Na França, o ministro das Finanças, Bruno Le Maire, e o da Agricultura, Didier Guillaume, pediram ao país “um gesto de patriotismo alimentar”: “Comprem alimentos franceses”.
Em resposta, a rede Carrefour anunciou que só colocaria nas gôndolas frutas e legumes estrangeiros se não houvesse alternativa nacional.
Nesta segunda-feira (30), foi a vez de liberdade política e de imprensa apresentarem sintomas preocupantes. O premiê da Hungria, Viktor Orbán, obteve poder para governar por decreto por tempo indeterminado, contrariando posicionamento da Comissão Europeia.
O bloco convocou uma reunião para analisar medidas de emergência, nesta quarta (1º), mas evitar uma guinada nacionalista passa também por cuidados intensivos com os danos econômicos da crise.
Um debate sobre como financiar a recuperação dos países europeus azedou na última quinta (26), após seis horas de reunião entre líderes dos 27 membros da UE. A questão foi polarizada por dois grupos: os Nove e os 4 Frugais.
O primeiro (formado por Bélgica, França, Grécia, Irlanda, Luxemburgo, Portugal, Eslovênia, Espanha e Itália, que lidera o grupo) argumenta que esta é uma crise diferente da financeira, atravessada em 2010-2012, ou da de imigração, em 2015-2016, porque atinge a todos igualmente.

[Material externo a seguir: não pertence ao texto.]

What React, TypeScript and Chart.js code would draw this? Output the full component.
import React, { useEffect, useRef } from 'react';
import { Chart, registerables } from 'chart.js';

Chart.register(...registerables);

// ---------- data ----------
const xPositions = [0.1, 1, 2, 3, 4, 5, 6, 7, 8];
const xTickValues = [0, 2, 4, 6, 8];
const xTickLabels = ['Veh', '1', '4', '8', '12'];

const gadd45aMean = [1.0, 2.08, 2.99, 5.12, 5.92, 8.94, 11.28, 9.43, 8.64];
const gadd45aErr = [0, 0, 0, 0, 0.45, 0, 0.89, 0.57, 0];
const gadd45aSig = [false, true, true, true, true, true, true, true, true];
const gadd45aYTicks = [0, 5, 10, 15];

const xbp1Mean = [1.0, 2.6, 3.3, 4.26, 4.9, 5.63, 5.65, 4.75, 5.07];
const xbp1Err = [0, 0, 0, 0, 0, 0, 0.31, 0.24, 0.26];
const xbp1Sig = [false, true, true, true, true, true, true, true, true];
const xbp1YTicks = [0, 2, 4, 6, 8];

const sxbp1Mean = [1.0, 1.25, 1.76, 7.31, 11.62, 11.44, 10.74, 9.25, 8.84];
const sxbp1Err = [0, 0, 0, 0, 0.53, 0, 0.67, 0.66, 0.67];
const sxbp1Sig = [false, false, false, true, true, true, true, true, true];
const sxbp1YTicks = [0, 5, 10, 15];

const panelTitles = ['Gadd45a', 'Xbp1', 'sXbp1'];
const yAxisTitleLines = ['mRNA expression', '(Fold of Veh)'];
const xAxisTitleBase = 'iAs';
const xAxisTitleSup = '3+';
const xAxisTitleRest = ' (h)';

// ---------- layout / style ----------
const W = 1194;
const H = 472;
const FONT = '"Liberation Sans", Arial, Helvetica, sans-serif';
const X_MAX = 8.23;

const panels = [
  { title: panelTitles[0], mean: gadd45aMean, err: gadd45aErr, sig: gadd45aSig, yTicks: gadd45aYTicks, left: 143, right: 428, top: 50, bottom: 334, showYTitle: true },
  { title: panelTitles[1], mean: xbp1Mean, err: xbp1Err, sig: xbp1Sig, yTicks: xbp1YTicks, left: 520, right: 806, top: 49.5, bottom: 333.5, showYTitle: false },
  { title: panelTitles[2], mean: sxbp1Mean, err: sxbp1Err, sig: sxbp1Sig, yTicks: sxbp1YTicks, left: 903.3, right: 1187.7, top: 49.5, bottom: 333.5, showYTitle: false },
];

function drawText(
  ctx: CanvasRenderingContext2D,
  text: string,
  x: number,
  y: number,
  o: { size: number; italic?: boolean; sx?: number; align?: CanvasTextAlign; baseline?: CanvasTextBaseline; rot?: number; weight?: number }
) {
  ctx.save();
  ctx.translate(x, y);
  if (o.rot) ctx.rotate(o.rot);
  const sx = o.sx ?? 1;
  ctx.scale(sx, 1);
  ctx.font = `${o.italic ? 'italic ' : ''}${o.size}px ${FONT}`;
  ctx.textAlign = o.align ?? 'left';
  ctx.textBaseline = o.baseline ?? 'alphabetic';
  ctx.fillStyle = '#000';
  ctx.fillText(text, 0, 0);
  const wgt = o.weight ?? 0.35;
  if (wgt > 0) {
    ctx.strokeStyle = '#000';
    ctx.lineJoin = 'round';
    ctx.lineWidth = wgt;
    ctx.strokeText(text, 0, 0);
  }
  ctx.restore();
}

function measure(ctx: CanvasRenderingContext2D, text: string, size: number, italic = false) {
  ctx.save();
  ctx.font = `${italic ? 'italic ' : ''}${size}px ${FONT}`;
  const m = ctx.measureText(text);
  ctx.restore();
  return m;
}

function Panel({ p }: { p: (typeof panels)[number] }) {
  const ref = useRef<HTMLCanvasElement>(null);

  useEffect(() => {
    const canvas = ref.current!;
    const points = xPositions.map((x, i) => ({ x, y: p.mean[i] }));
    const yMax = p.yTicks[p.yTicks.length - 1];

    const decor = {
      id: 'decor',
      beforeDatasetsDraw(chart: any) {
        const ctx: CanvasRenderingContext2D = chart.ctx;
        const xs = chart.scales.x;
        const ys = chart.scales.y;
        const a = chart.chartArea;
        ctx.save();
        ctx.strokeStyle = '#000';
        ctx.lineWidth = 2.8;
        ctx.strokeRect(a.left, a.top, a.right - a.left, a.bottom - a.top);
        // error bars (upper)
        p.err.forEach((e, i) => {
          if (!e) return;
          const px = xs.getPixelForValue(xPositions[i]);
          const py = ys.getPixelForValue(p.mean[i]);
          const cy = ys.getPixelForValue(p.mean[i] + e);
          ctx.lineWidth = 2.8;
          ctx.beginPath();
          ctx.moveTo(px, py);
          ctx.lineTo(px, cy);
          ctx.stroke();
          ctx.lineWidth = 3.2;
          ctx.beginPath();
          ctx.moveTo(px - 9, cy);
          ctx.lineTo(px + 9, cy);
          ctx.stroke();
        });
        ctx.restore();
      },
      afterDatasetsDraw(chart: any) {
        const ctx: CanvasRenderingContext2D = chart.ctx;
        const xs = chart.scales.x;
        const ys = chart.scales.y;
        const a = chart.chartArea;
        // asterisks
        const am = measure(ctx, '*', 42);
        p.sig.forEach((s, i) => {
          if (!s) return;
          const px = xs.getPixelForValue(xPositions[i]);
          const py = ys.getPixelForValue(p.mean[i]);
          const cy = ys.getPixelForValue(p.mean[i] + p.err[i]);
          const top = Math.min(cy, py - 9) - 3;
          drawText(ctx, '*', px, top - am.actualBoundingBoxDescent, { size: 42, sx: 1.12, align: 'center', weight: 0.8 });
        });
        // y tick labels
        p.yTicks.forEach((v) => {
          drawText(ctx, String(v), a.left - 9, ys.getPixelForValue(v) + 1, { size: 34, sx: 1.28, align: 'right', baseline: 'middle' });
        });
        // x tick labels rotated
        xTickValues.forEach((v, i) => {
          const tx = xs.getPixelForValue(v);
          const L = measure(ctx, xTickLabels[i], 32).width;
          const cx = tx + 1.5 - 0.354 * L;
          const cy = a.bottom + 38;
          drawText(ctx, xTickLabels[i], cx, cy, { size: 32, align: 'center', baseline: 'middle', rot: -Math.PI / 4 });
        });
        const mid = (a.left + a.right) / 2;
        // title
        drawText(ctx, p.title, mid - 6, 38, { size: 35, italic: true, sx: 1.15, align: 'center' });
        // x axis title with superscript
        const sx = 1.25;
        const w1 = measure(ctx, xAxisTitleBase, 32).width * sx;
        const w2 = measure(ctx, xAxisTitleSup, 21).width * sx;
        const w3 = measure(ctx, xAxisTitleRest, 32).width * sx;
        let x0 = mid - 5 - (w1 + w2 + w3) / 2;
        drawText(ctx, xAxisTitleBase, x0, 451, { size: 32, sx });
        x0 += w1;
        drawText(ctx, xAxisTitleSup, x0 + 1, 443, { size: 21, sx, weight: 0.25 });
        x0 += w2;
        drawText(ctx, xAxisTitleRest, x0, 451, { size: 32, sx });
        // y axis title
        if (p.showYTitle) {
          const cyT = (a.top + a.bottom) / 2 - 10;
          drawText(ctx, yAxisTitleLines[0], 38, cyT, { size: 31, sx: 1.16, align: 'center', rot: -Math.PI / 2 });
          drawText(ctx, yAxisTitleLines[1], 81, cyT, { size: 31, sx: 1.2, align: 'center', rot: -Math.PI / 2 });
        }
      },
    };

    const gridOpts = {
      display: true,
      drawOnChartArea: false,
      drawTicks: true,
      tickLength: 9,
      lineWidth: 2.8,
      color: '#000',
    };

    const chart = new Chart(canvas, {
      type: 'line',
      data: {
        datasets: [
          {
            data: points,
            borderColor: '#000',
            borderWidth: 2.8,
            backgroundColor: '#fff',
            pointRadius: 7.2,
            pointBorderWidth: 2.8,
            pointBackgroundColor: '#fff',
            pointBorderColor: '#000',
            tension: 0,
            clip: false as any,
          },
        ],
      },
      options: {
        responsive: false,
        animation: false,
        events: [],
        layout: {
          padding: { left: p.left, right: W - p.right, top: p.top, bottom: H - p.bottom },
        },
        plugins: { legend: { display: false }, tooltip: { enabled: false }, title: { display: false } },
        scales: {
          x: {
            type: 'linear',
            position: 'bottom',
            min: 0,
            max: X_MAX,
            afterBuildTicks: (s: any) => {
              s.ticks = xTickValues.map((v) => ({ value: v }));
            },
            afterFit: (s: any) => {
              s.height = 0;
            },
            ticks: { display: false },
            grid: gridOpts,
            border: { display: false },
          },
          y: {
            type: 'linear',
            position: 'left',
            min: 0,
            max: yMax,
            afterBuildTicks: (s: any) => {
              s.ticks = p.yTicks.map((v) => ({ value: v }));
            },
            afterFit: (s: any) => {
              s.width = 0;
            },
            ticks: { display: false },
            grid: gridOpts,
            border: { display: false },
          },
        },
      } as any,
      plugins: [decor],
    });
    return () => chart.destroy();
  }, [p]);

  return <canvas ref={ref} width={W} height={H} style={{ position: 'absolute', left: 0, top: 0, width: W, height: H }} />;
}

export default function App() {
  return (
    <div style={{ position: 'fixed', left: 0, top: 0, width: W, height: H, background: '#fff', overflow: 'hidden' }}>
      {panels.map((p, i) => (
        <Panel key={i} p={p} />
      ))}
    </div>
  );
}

É o que chamam de uma “emergência horizontal”, pela qual ninguém é mais ou menos responsável.
Para enfrentar um tombo que será feio —previsões recentes falam em recessão de 4,5% em 2020—, defendem uma emissão conjunta de dívida (títulos já batizados de “coronabonds”), que daria a todos as mesmas condições de acesso ao mercado.

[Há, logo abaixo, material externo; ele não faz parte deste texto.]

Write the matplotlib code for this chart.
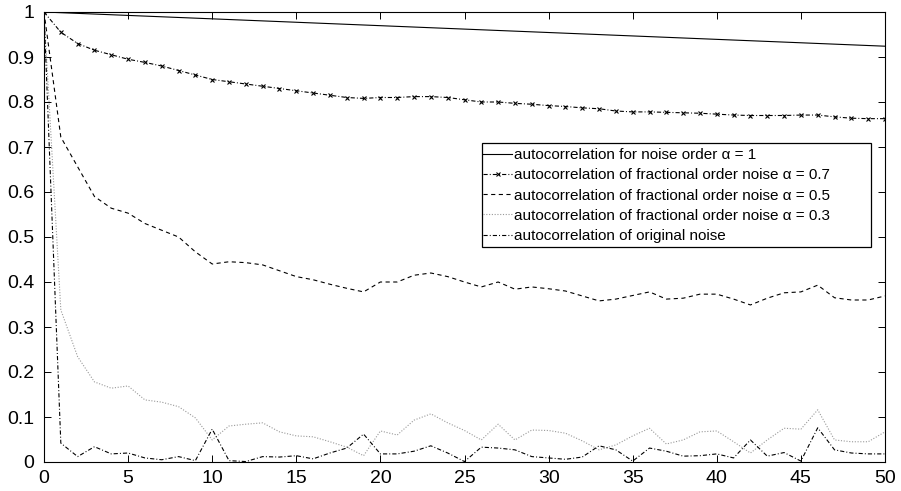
import matplotlib
matplotlib.use("Agg")
import matplotlib.pyplot as plt
from matplotlib.patches import Rectangle

plt.rcParams['font.family'] = ['Liberation Sans', 'DejaVu Sans']
plt.rcParams['lines.scale_dashes'] = False

lags = list(range(51))

# alpha = 1 (straight line, endpoints)
lag_a1 = [0, 50]
acf_a1 = [1.0, 0.924]

acf_a07 = [1.0, 0.955, 0.93, 0.915, 0.905, 0.895, 0.888, 0.88, 0.87, 0.86,
           0.85, 0.845, 0.84, 0.835, 0.83, 0.825, 0.82, 0.815, 0.81, 0.808,
           0.81, 0.81, 0.812, 0.812, 0.81, 0.805, 0.8, 0.8, 0.797, 0.795,
           0.792, 0.79, 0.787, 0.785, 0.78, 0.778, 0.778, 0.777, 0.776, 0.775,
           0.773, 0.771, 0.77, 0.77, 0.77, 0.771, 0.771, 0.767, 0.764, 0.763,
           0.763]

acf_a05 = [1.0, 0.722, 0.656, 0.59, 0.564, 0.553, 0.53, 0.515, 0.5, 0.467,
           0.44, 0.445, 0.443, 0.438, 0.425, 0.412, 0.405, 0.395, 0.386, 0.378,
           0.40, 0.40, 0.415, 0.42, 0.412, 0.40, 0.389, 0.40, 0.384, 0.389,
           0.385, 0.38, 0.369, 0.358, 0.362, 0.37, 0.378, 0.362, 0.364, 0.373,
           0.373, 0.362, 0.349, 0.364, 0.376, 0.378, 0.393, 0.365, 0.36, 0.36,
           0.369]

acf_a03 = [1.0, 0.338, 0.234, 0.178, 0.164, 0.169, 0.138, 0.133, 0.123, 0.098,
           0.049, 0.08, 0.084, 0.087, 0.067, 0.058, 0.056, 0.045, 0.033, 0.014,
           0.069, 0.06, 0.093, 0.107, 0.087, 0.07, 0.049, 0.084, 0.049, 0.071,
           0.07, 0.064, 0.047, 0.027, 0.038, 0.058, 0.075, 0.04, 0.049, 0.067,
           0.069, 0.045, 0.02, 0.049, 0.075, 0.073, 0.116, 0.049, 0.045, 0.045,
           0.067]

acf_orig = [1.0, 0.042, 0.012, 0.034, 0.018, 0.02, 0.009, 0.005, 0.012, 0.003,
            0.073, 0.003, 0.001, 0.012, 0.011, 0.014, 0.007, 0.02, 0.031, 0.062,
            0.018, 0.018, 0.024, 0.036, 0.02, 0.001, 0.033, 0.031, 0.027, 0.012,
            0.009, 0.006, 0.011, 0.036, 0.027, 0.002, 0.031, 0.024, 0.013, 0.014,
            0.018, 0.009, 0.049, 0.013, 0.021, 0.002, 0.076, 0.027, 0.02, 0.018,
            0.018]

labels = ["autocorrelation for noise order \u03b1 = 1",
          "autocorrelation of fractional order noise \u03b1 = 0.7",
          "autocorrelation of fractional order noise \u03b1 = 0.5",
          "autocorrelation of fractional order noise \u03b1 = 0.3",
          "autocorrelation of original noise"]

xticks = list(range(0, 51, 5))
yticks = [0, 0.1, 0.2, 0.3, 0.4, 0.5, 0.6, 0.7, 0.8, 0.9, 1]
ytick_labels = ["0", "0.1", "0.2", "0.3", "0.4", "0.5", "0.6", "0.7", "0.8", "0.9", "1"]

W, H = 901, 491
fig = plt.figure(figsize=(W / 100, H / 100), dpi=100)
ax_l, ax_r, ax_t, ax_b = 44, 885, 12, 462
ax = fig.add_axes([ax_l / W, 1 - ax_b / H, (ax_r - ax_l) / W, (ax_b - ax_t) / H])

lw = 0.8
ax.plot(lag_a1, acf_a1, color='black', lw=lw, label=labels[0])
ax.plot(lags, acf_a07, color='black', lw=lw, dashes=(3, 1.5, 0.7, 1.5),
        marker='x', markersize=3, markeredgewidth=0.8, label=labels[1])
ax.plot(lags, acf_a05, color='black', lw=lw, dashes=(3, 2.5), label=labels[2])
ax.plot(lags, acf_a03, color='#999999', lw=lw, dashes=(0.8, 1.2), label=labels[3])
ax.plot(lags, acf_orig, color='black', lw=lw, dashes=(3, 1.5, 0.7, 1.5), label=labels[4])

ax.set_xlim(0, 50)
ax.set_ylim(0, 1)
ax.set_xticks(xticks)
ax.set_xticklabels([str(t) for t in xticks])
ax.set_yticks(yticks)
ax.set_yticklabels(ytick_labels)
ax.tick_params(direction='in', length=5, width=0.7, top=True, right=True,
               labelsize=14, colors='black')
ax.tick_params(axis='y', pad=7)
ax.tick_params(axis='x', pad=6)
for s in ax.spines.values():
    s.set_linewidth(0.8)

# legend box (pixel geometry of the reference)
bx0, bx1, by0, by1 = 482, 871, 143, 247
aw, ah = ax_r - ax_l, ax_b - ax_t
rect = Rectangle(((bx0 - ax_l) / aw, (ax_b - by1) / ah), (bx1 - bx0) / aw, (by1 - by0) / ah,
                 transform=ax.transAxes, facecolor='white', edgecolor='black',
                 linewidth=0.9, zorder=4)
ax.add_patch(rect)

leg = ax.legend(loc='upper left', bbox_to_anchor=((bx0 + 1 - ax_l) / aw, (ax_b - by0 - 5) / ah),
                borderaxespad=0, fontsize=11, handlelength=1.9, handletextpad=0.15,
                labelspacing=0.41, borderpad=0, frameon=False, numpoints=1)
leg.set_zorder(5)

fig.savefig("out.png", dpi=100)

A proposta é rejeitada pelos Frugais (Holanda, Áustria, Dinamarca e Suécia, com apoio de Alemanha e Finlândia), posição criticada abertamente por governantes e veladamente pela UE, em comentários sobre “falta de solidariedade”.
Por trás da questão econômica, está o risco político de fornecer combustível para a retórica nacionalista e populista, cada vez mais estridente no continente.
“Se não concordarmos agora com uma resposta poderosa e eficaz para a crise econômica, seu impacto será mais devastador, seus efeitos mais duradouros, e isso colocará em risco todo o projeto europeu”, disse o primeiro-ministro espanhol, Pedro Sánchez, em comunicado na TV neste final de semana.
O diretor de Programas do Centro de Estratégias Liberais, Daniel Smilov, concorda. “A Europa precisa encontrar uma resposta que pareça justa a seus cidadãos. Se egoísmo nacional vencer, será um desastre”, escreveu o professor da Universidade de Sofia.
A um plenário do Parlamento Europeu vazio, com eurodeputados em trabalho remoto, a presidente da Comissão Europeia avisou: “As pessoas se perguntam se terão um emprego para voltar, o que será de sua empresa, de sua poupança ou sua dívida. Sabem que é preciso tomar decisões duras. Mas vão se lembrar de quem as apoiou e quem se omitiu”.
O cerne da questão, para Von der Leyen, é que haverá um amanhã, e ele depende das decisões tomadas agora.